Superconducting qubits are not yet ideal building blocks for the quantum computers of the future. The quantum oscillations observed in experiments so far have amplitudes that are, at best, about half of what they should be. We cannot tell whether this is due to problems with the qubits or to inadequate measurements, and we have to work hard on improving both aspects.
We also need to increase decoherence times, in particular by using improved fabrication techniques to reduce the number of defects in tunnel barriers. This is not going to be easy or happen quickly. Improved fabrication techniques are also needed to improve the yield and quality of samples, which will speed up research. There is also a need for better ways to couple qubits with each other, and also with the outside world, and for new ways to switch this coupling on and off.

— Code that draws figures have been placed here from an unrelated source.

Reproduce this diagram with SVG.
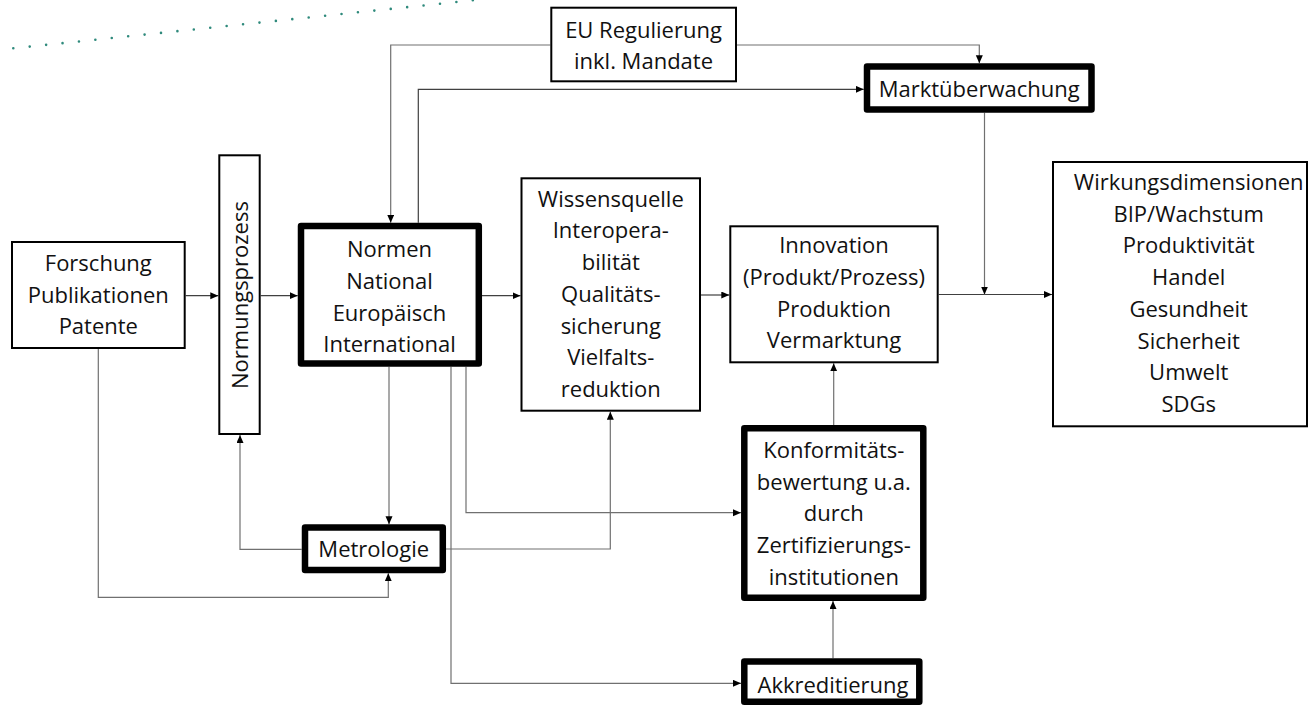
<svg xmlns="http://www.w3.org/2000/svg" width="1309" height="706" viewBox="0 0 1309 706">
<style>
.box{fill:#fff;stroke:#000;stroke-width:2}
.thick{fill:#fff;stroke:#000;stroke-width:6.5;stroke-linejoin:round}
.t{font-family:"Open Sans","Noto Sans",sans-serif;font-size:22px;fill:#111;text-anchor:middle}
.c{fill:none;stroke:#707070;stroke-width:1.2}
.dk{stroke:#404040}
</style>
<defs>
<marker id="a" markerUnits="userSpaceOnUse" markerWidth="9" markerHeight="8" refX="8" refY="3.5" orient="auto">
<path d="M0,0 L8,3.5 L0,7 z" fill="#000"/>
</marker>
</defs>
<rect width="1309" height="706" fill="#fff"/>
<line x1="13.3" y1="48.3" x2="494" y2="-1.9" stroke="#2f8a7c" stroke-width="2.6" stroke-linecap="round" stroke-dasharray="0 16.5"/>
<g id="connectors">
<path class="c dk" d="M185.7,295.7 H218.3" marker-end="url(#a)"/>
<path class="c dk" d="M260.7,295.7 H297.7" marker-end="url(#a)"/>
<path class="c dk" d="M482,295.7 H520.5" marker-end="url(#a)"/>
<path class="c dk" d="M701,295 H729.3" marker-end="url(#a)"/>
<path class="c dk" d="M938.7,294.5 H1052" marker-end="url(#a)"/>
<path class="c" d="M984.5,112.7 V294.5" marker-end="url(#a)"/>
<path class="c" d="M550.3,45 H390.7 V222.7" marker-end="url(#a)"/>
<path class="c" d="M737,45 H979.3 V63.3" marker-end="url(#a)"/>
<path class="c dk" d="M418.3,222.7 V89.3 H863.7" marker-end="url(#a)"/>
<path class="c" d="M389,366.7 V524.3" marker-end="url(#a)"/>
<path class="c" d="M301.7,549.3 H240 V435" marker-end="url(#a)"/>
<path class="c" d="M98.3,349 V597.3 H388.3 V573.3" marker-end="url(#a)"/>
<path class="c" d="M446,549 H610.3 V411.7" marker-end="url(#a)"/>
<path class="c" d="M466,366.7 V512.7 H741" marker-end="url(#a)"/>
<path class="c" d="M451,366.7 V683.3 H741" marker-end="url(#a)"/>
<path class="c" d="M833,658.3 V601" marker-end="url(#a)"/>
<path class="c" d="M833.7,425 V363.3" marker-end="url(#a)"/>
</g>
<g id="forschung">
<rect class="box" x="12" y="242" width="172.7" height="106"/>
<text class="t" x="98.3" y="271">Forschung</text>
<text class="t" x="98.3" y="302.7">Publikationen</text>
<text class="t" x="98.3" y="334">Patente</text>
</g>
<g id="normungsprozess">
<rect class="box" x="219.3" y="155.3" width="40.4" height="278.7"/>
<text class="t" transform="translate(248.3,295) rotate(-90)">Normungsprozess</text>
</g>
<g id="normen">
<rect class="thick" x="301" y="226" width="177.8" height="137.5"/>
<text class="t" x="389.5" y="257">Normen</text>
<text class="t" x="389.5" y="289">National</text>
<text class="t" x="389.5" y="320.5">Europäisch</text>
<text class="t" x="389.5" y="352">International</text>
</g>
<g id="wissensquelle">
<rect class="box" x="521.5" y="178.3" width="178.5" height="232.4"/>
<text class="t" x="610.8" y="206.7">Wissensquelle</text>
<text class="t" x="610.8" y="238.4">Interopera-</text>
<text class="t" x="610.8" y="270.1">bilität</text>
<text class="t" x="610.8" y="301.8">Qualitäts-</text>
<text class="t" x="610.8" y="333.5">sicherung</text>
<text class="t" x="610.8" y="365.2">Vielfalts-</text>
<text class="t" x="610.8" y="396.9">reduktion</text>
</g>
<g id="innovation">
<rect class="box" x="730.3" y="226.3" width="207.4" height="136"/>
<text class="t" x="834" y="253.3">Innovation</text>
<text class="t" x="834" y="285">(Produkt/Prozess)</text>
<text class="t" x="834" y="316.7">Produktion</text>
<text class="t" x="834" y="348.4">Vermarktung</text>
</g>
<g id="wirkungsdimensionen">
<rect class="box" x="1053" y="162" width="254" height="264.3"/>
<text class="t" x="1188.7" y="190">Wirkungsdimensionen</text>
<text class="t" x="1188.7" y="221.7">BIP/Wachstum</text>
<text class="t" x="1188.7" y="253.4">Produktivität</text>
<text class="t" x="1188.7" y="285.1">Handel</text>
<text class="t" x="1188.7" y="316.8">Gesundheit</text>
<text class="t" x="1188.7" y="348.5">Sicherheit</text>
<text class="t" x="1188.7" y="380.2">Umwelt</text>
<text class="t" x="1188.7" y="411.9">SDGs</text>
</g>
<g id="eu-regulierung">
<rect class="box" x="551.3" y="7.7" width="184.7" height="73.6"/>
<text class="t" x="643.5" y="38">EU Regulierung</text>
<text class="t" x="643.5" y="69">inkl. Mandate</text>
</g>
<g id="marktueberwachung">
<rect class="thick" x="867" y="66.5" width="224.5" height="43"/>
<text class="t" x="979.2" y="96.7">Marktüberwachung</text>
</g>
<g id="metrologie">
<rect class="thick" x="305" y="527.5" width="137.8" height="42.5"/>
<text class="t" x="373.8" y="557.3">Metrologie</text>
</g>
<g id="konformitaetsbewertung">
<rect class="thick" x="744.3" y="428.3" width="179" height="169.5"/>
<text class="t" x="833.8" y="458">Konformitäts-</text>
<text class="t" x="833.8" y="489.7">bewertung u.a.</text>
<text class="t" x="833.8" y="521.4">durch</text>
<text class="t" x="833.8" y="553.1">Zertifizierungs-</text>
<text class="t" x="833.8" y="584.8">institutionen</text>
</g>
<g id="akkreditierung">
<rect class="thick" x="744.3" y="661.5" width="175" height="40.3"/>
<text class="t" x="833" y="693.3">Akkreditierung</text>
</g>
</svg>
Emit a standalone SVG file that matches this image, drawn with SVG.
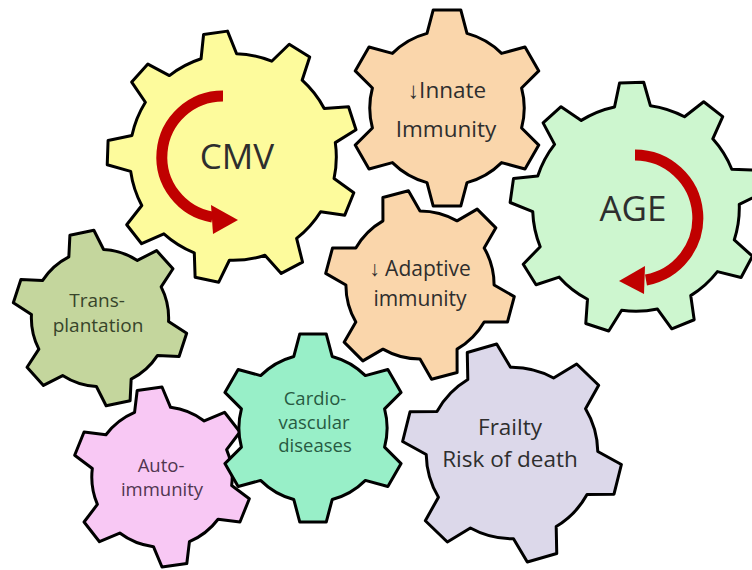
<svg xmlns="http://www.w3.org/2000/svg" xmlns:xlink="http://www.w3.org/1999/xlink" width="752" height="570" viewBox="0 0 752 570">
<style>
.gear{stroke:#000;stroke-width:3;stroke-linejoin:round}
.lbl{font-family:"Open Sans","Liberation Sans",sans-serif;text-anchor:middle;fill:#2e2e2e}
.arr{fill:none;stroke:#c00000;stroke-width:11}
.head{fill:#c00000}
</style>
<defs>
<path id="g9" vector-effect="non-scaling-stroke" d="M-14.24,-80.75 L-9.59,-99.54 L9.59,-99.54 L14.24,-80.75 A82,82 0 0 1 41,-71.01 L56.64,-82.41 L71.33,-70.09 L62.82,-52.71 A82,82 0 0 1 77.05,-28.05 L96.36,-26.72 L99.69,-7.85 L82,0 A82,82 0 0 1 77.05,28.05 L91,41.47 L81.41,58.07 L62.82,52.71 A82,82 0 0 1 41,71.01 L43.05,90.26 L25.04,96.82 L14.24,80.75 A82,82 0 0 1 -14.24,80.75 L-25.04,96.82 L-43.05,90.26 L-41,71.01 A82,82 0 0 1 -62.82,52.71 L-81.41,58.07 L-91,41.47 L-77.05,28.05 A82,82 0 0 1 -82,0 L-99.69,-7.85 L-96.36,-26.72 L-77.05,-28.05 A82,82 0 0 1 -62.82,-52.71 L-71.33,-70.09 L-56.64,-82.41 L-41,-71.01 A82,82 0 0 1 -14.24,-80.75 Z"/>
<path id="g6" vector-effect="non-scaling-stroke" d="M-20.19,-75.34 L-13.92,-99.03 L13.92,-99.03 L20.19,-75.34 A78,78 0 0 1 55.15,-55.15 L78.8,-61.57 L92.72,-37.46 L75.34,-20.19 A78,78 0 0 1 75.34,20.19 L92.72,37.46 L78.8,61.57 L55.15,55.15 A78,78 0 0 1 20.19,75.34 L13.92,99.03 L-13.92,99.03 L-20.19,75.34 A78,78 0 0 1 -55.15,55.15 L-78.8,61.57 L-92.72,37.46 L-75.34,20.19 A78,78 0 0 1 -75.34,-20.19 L-92.72,-37.46 L-78.8,-61.57 L-55.15,-55.15 A78,78 0 0 1 -20.19,-75.34 Z"/>
</defs>
<rect width="752" height="570" fill="#fff"/>
<g id="connectors"></g>
<g id="cmv">
<use href="#g9" class="gear" fill="#fdfb9c" transform="translate(233,157) rotate(-8) scale(1.26)"/>
<path class="arr" d="M223,96 A61,61 0 0 0 212.4,217.1"/>
<polygon class="head" points="211,205 238,220 213,234"/>
<text class="lbl" x="237" y="169" font-size="35">CMV</text>
</g>
<g id="innate">
<use href="#g6" class="gear" fill="#fad6ab" transform="translate(447,108) scale(0.99)"/>
<text class="lbl" x="447" y="98" font-size="22.5">↓Innate</text>
<text class="lbl" x="446" y="137" font-size="22.5">Immunity</text>
</g>
<g id="age">
<use href="#g9" class="gear" fill="#cdf6cf" transform="translate(636,208) rotate(-2) scale(1.26)"/>
<path class="arr" d="M635,155 A63,63 0 0 1 646,280"/>
<polygon class="head" points="645,266 619,281 644,294"/>
<text class="lbl" x="633" y="221" font-size="35">AGE</text>
</g>
<g id="adaptive">
<use href="#g6" class="gear" fill="#fad6ab" transform="translate(420,285) rotate(-15) scale(0.95)"/>
<text class="lbl" x="420" y="276" font-size="21">↓ Adaptive</text>
<text class="lbl" x="420" y="306" font-size="21">immunity</text>
</g>
<g id="transplantation">
<use href="#g6" class="gear" fill="#c4d69d" transform="translate(100,318) rotate(-12) scale(0.88)"/>
<text class="lbl" x="97" y="307" font-size="19" style="fill:#37442a">Trans-</text>
<text class="lbl" x="98" y="332" font-size="19" style="fill:#37442a">plantation</text>
</g>
<g id="autoimmunity">
<use href="#g6" class="gear" fill="#f8c8f4" transform="translate(162,477) rotate(-8) scale(0.9)"/>
<text class="lbl" x="161" y="472" font-size="18.5" style="fill:#503650">Auto-</text>
<text class="lbl" x="162" y="496" font-size="18.5" style="fill:#503650">immunity</text>
</g>
<g id="cardio">
<use href="#g6" class="gear" fill="#98efc8" transform="translate(313,428) scale(0.95)"/>
<text class="lbl" x="315" y="405" font-size="18.5" style="fill:#275a42">Cardio-</text>
<text class="lbl" x="314" y="429" font-size="18.5" style="fill:#275a42">vascular</text>
<text class="lbl" x="315" y="452" font-size="18.5" style="fill:#275a42">diseases</text>
</g>
<g id="frailty">
<use href="#g6" class="gear" fill="#dcd8ea" transform="translate(512,453) rotate(-16) scale(1.1)"/>
<text class="lbl" x="510" y="435" font-size="22.5">Frailty</text>
<text class="lbl" x="510" y="467" font-size="22.5">Risk of death</text>
</g>
</svg>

We can expect progress in this area in the next year or two.
Progress in fabrication technology and coupling techniques will also benefit basic research. Physicists will, for instance, continue to use superconducting circuits to test fundamental aspects of quantum theory, such as entanglement and the boundary between the quantum and classical worlds.
It remains to be seen if superconducting qubits can be controlled as accurately as those based on trapped atoms or magnetic resonance, or if quantum computers built from superconducting qubits can be scaled up successfully. In theory these things are possible but it will take at least 20 years to build a real quantum computer.
It is unlikely that the superconducting quantum information processor of 2024 will have the layout that we would design now, or use the algorithms for quantum error correction or factorization that have been proposed to date. Indeed, solid-state quantum bits are as different from transistors as lasers are from light bulbs. We still have to learn how to use them and what to use them for.